Für Noreen Prendiville vom UN-Kinderhilfswerk UNICEF ist eine nicht zu unterschätzende Ursache von Mangelernährung in Bangladesch nach wie vor die immer noch miserable Hygiene. „Nach unseren Erhebungen waschen sich gerade zwei Prozent der Mütter die Hände, bevor sie ihr Baby stillen. In der Folge werden Babys öfter krank, haben öfter Durchfall und leiden in der Folge an Mangelerscheinungen.“
Mangelernährung, versteckter Hunger, verstümmelt bis heute das Leben von zahllosen Menschen. Sie blieb aber über Jahrzehnte international sträflich unbeachtet und geht nur sehr langsam zurück. Erst seit einigen Jahren entwickelt sich eine internationale Diskussion, wie man Menschen in Entwicklungsländern nicht nur mit ausreichend Kalorien, sondern auch mit ausreichend Nährstoffen versorgen kann.
Bangladesch kann dabei bereits auf begrenzte Erfolge zurückblicken: Die Selbstversorgung mit dem Grundnahrungsmittel Reis und der allgemeine Anstieg der Einkommen haben Mangelernährung reduziert; desgleichen erfolgreiche Impfkampagnen und dramatische Erfolge bei der Behandlung durchfallkranker Kinder.

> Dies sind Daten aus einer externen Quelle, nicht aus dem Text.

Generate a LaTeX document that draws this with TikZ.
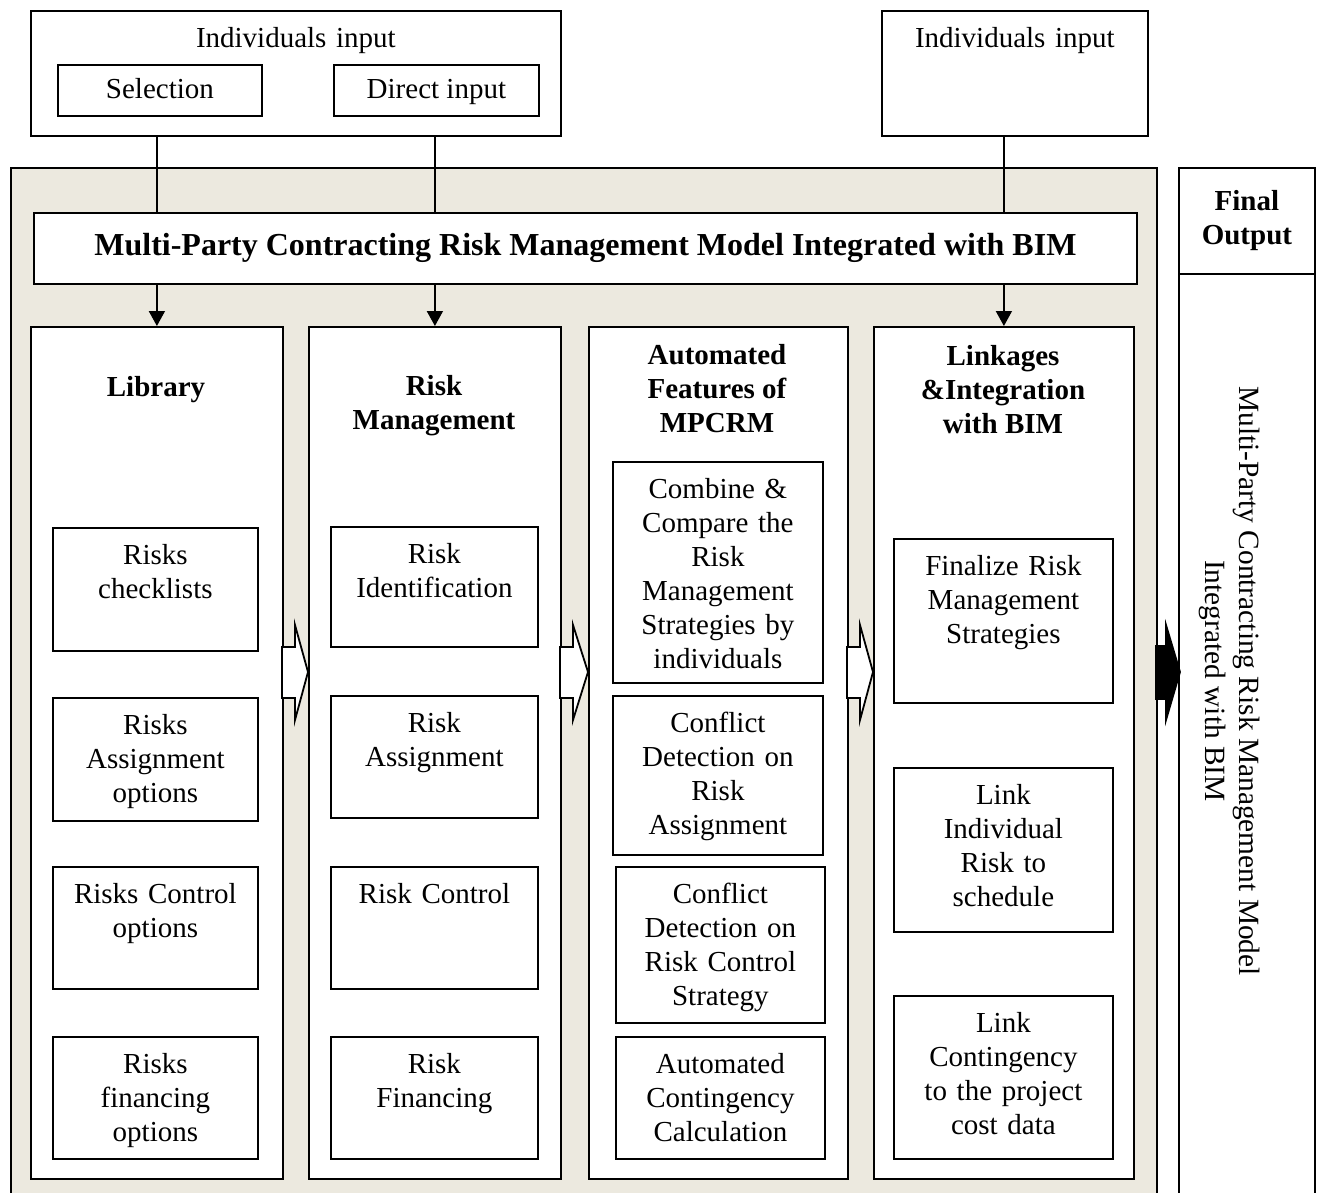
\documentclass[tikz,border=0pt]{standalone}
\usepackage{fontspec}
\setmainfont{Liberation Serif}
\usetikzlibrary{arrows.meta, positioning, calc}
\definecolor{panelbg}{HTML}{ECE9DF}

\begin{document}
\begin{tikzpicture}[
    x=0.5pt, y=-0.5pt,
    line width=0.9pt,
    font=\fontsize{14.5}{17}\selectfont,
    plainbox/.style 2 args={
        draw, fill=white, anchor=north west, inner sep=0pt, align=center,
        minimum width=#1*0.5pt, minimum height=#2*0.5pt
    },
    cell/.style 2 args={
        draw, fill=white, anchor=north west, align=center,
        text width=96pt, inner xsep=2.5pt, inner ysep=4pt,
        minimum width=#1*0.5pt, text height=14.5pt, text depth=#2*0.5pt-22.5pt
    },
    colhead/.style={font=\fontsize{14.5}{17}\selectfont\bfseries, align=center},
    downarrow/.style={-{Triangle[length=7.5pt, width=8pt]}},
    hollow/.style={draw, fill=white, line join=miter},
    filledarrow/.style={draw, fill=black, line join=miter},
]

\useasboundingbox (0,0) rectangle (1317,1193);

% Inputs
\node[cell={530}{125}, text width=250pt] (indl) at (30,10) {Individuals input};
\node[plainbox={204}{51}, text height=11pt, text depth=2.5pt] (sel) at (57,64) {Selection};
\node[plainbox={205}{51}, text height=11pt, text depth=2.5pt] (direct) at (333,64) {Direct input};
\node[cell={266}{125}, text width=125pt] (indr) at (881,10) {Individuals input};

% Model panel
\node[plainbox={1146}{1050}, fill=panelbg] (panel) at (10,167) {};
\node[plainbox={1103}{71}, font=\fontsize{16}{19}\selectfont\bfseries] (title) at (33,212) {Multi-Party Contracting Risk Management Model Integrated with BIM};

% Columns
\node[plainbox={252}{852}] (libcol) at (30,326) {};
\node[plainbox={252}{852}] (rmcol) at (308,326) {};
\node[plainbox={259}{852}] (autocol) at (588,326) {};
\node[plainbox={260}{852}] (linkcol) at (873,326) {};

\node[colhead] (libhead) at (156,390) {Library};
\node[colhead] (rmhead) at (434,406) {Risk\\Management};
\node[colhead] (autohead) at (717,389) {Automated\\Features of\\MPCRM};
\node[colhead] (linkhead) at (1003,390) {Linkages\\\&Integration\\with BIM};

% Final output
\node[plainbox={136}{106}, colhead] (finalhead) at (1178,167) {Final\\Output};
\node[plainbox={136}{940}] (finalbody) at (1178,273) {};
\node[rotate=-90, align=center, font=\fontsize{14.7}{17}\selectfont] (finaltext) at (1230,681) {Multi-Party Contracting Risk Management Model\\Integrated with BIM};

% Library cells
\node[cell={205}{123}] (lib1) at (52,527) {Risks\\checklists};
\node[cell={205}{123}] (lib2) at (52,697) {Risks\\Assignment\\options};
\node[cell={205}{122}] (lib3) at (52,866) {Risks Control\\options};
\node[cell={205}{122}] (lib4) at (52,1036) {Risks\\financing\\options};

% Risk management cells
\node[cell={207}{120}] (rm1) at (330,526) {Risk\\Identification};
\node[cell={207}{122}] (rm2) at (330,695) {Risk\\Assignment};
\node[cell={207}{122}] (rm3) at (330,866) {Risk Control};
\node[cell={207}{122}] (rm4) at (330,1036) {Risk\\Financing};

% Automated cells
\node[cell={210}{221}] (auto1) at (612,461) {Combine \&\\Compare the\\Risk\\Management\\Strategies by\\individuals};
\node[cell={210}{159}] (auto2) at (612,695) {Conflict\\Detection on\\Risk\\Assignment};
\node[cell={209}{156}] (auto3) at (615,866) {Conflict\\Detection on\\Risk Control\\Strategy};
\node[cell={209}{122}] (auto4) at (615,1036) {Automated\\Contingency\\Calculation};

% Linkage cells
\node[cell={219}{164}] (link1) at (893,538) {Finalize Risk\\Management\\Strategies};
\node[cell={219}{164}] (link2) at (893,767) {Link\\Individual\\Risk to\\schedule};
\node[cell={219}{163}] (link3) at (893,995) {Link\\Contingency\\to the project\\cost data};

% Input lines
\draw (libcol |- indl.south) -- (libcol |- title.north);
\draw (rmcol |- indl.south) -- (rmcol |- title.north);
\draw (linkcol |- indr.south) -- (linkcol |- title.north);

% Down arrows
\draw[downarrow] (libcol |- title.south) -- (libcol.north);
\draw[downarrow] (rmcol |- title.south) -- (rmcol.north);
\draw[downarrow] (linkcol |- title.south) -- (linkcol.north);

% Block arrows
\filldraw[hollow] (282,647) -- (295,647) -- (295,625) -- (308,672) -- (295,720) -- (295,698) -- (282,698) -- cycle;
\filldraw[hollow] (560,647) -- (573,647) -- (573,625) -- (588,672) -- (573,720) -- (573,698) -- (560,698) -- cycle;
\filldraw[hollow] (847,647) -- (860,647) -- (860,625) -- (873,672) -- (860,720) -- (860,698) -- (847,698) -- cycle;
\filldraw[filledarrow] (1156,646) -- (1166,646) -- (1166,625) -- (1180,672) -- (1166,720) -- (1166,699) -- (1156,699) -- cycle;

\end{tikzpicture}
\end{document}
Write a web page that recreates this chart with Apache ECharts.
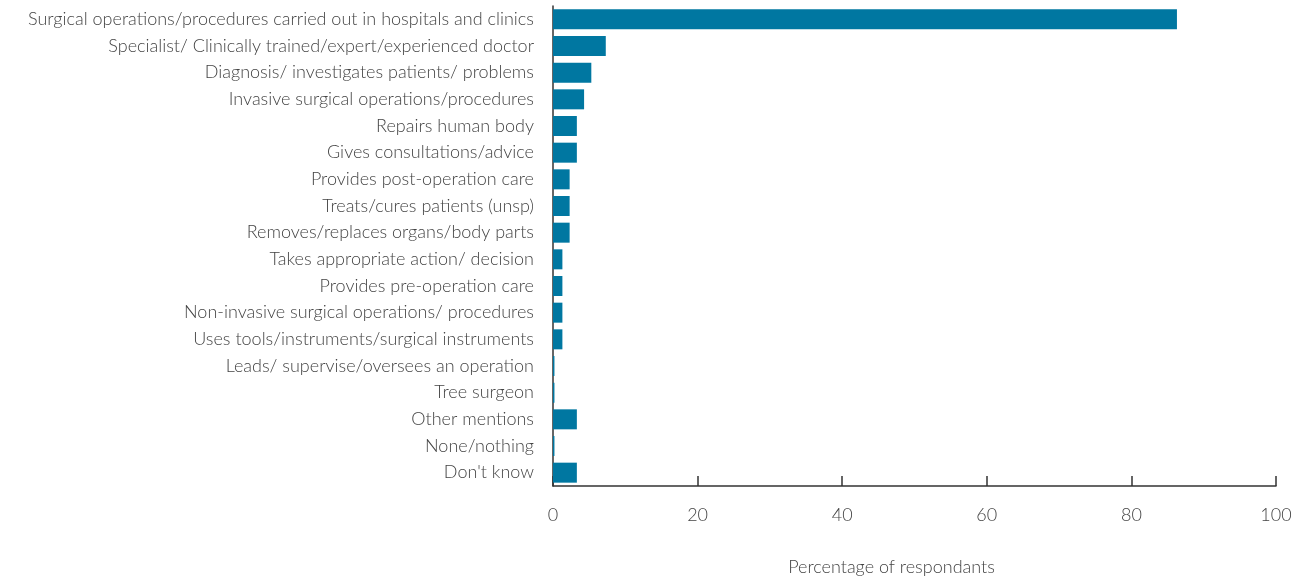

Ein wichtiger Baustein des Kampfes gegen Mangelernährung ist heute die Nahrungsergänzung mit wichtigen Spurenelementen. 80 Prozent aller Kinder erhalten Vitamin-A-Kapseln. Speisesalz ist mit Jod angereichert, Öl mit Vitamin A. Außerdem wurden Reissorten gezüchtet, die viel Zink oder Vitamin A enthalten. Künstliche Nahrungsergänzung allerdings kuriert nur Symptome des Mangels“, gibt Erica Roy Khetran zu bedenken. „Nein, ein nachhaltiger Kampf gegen Mangelernährung muss das Ziel haben, dass sich die Bevölkerung Bangladeschs aus eigener Kraft gesund ernährt.“ Die Bauern müssten neben Reis viele andere Nahrungsmittel produzieren; die Regierung müsse das mit gezielten Subventionen fördern; sie müsse die Rinder-, Milch- und Hühnerproduktion ankurbeln und – soweit nötig – den Import wichtiger Nahrungsmittel.
Am wichtigsten jedoch sei die Aufklärung. „Wir müssen nicht Armut überwinden, um Mangelernährung zu überwinden. Die meisten Haushalte in Bangladesch können mit den Ressourcen, die sie haben, ihre Ernährung dramatisch verbessern. Sie müssen nur ihr Verhalten ändern.“ Um dies zu erreichen, fördern auch deutsche Hilfsorganisationen wie Misereor und die Gesellschaft für Internationale Zusammenarbeit (GIZ) massive Aufklärung.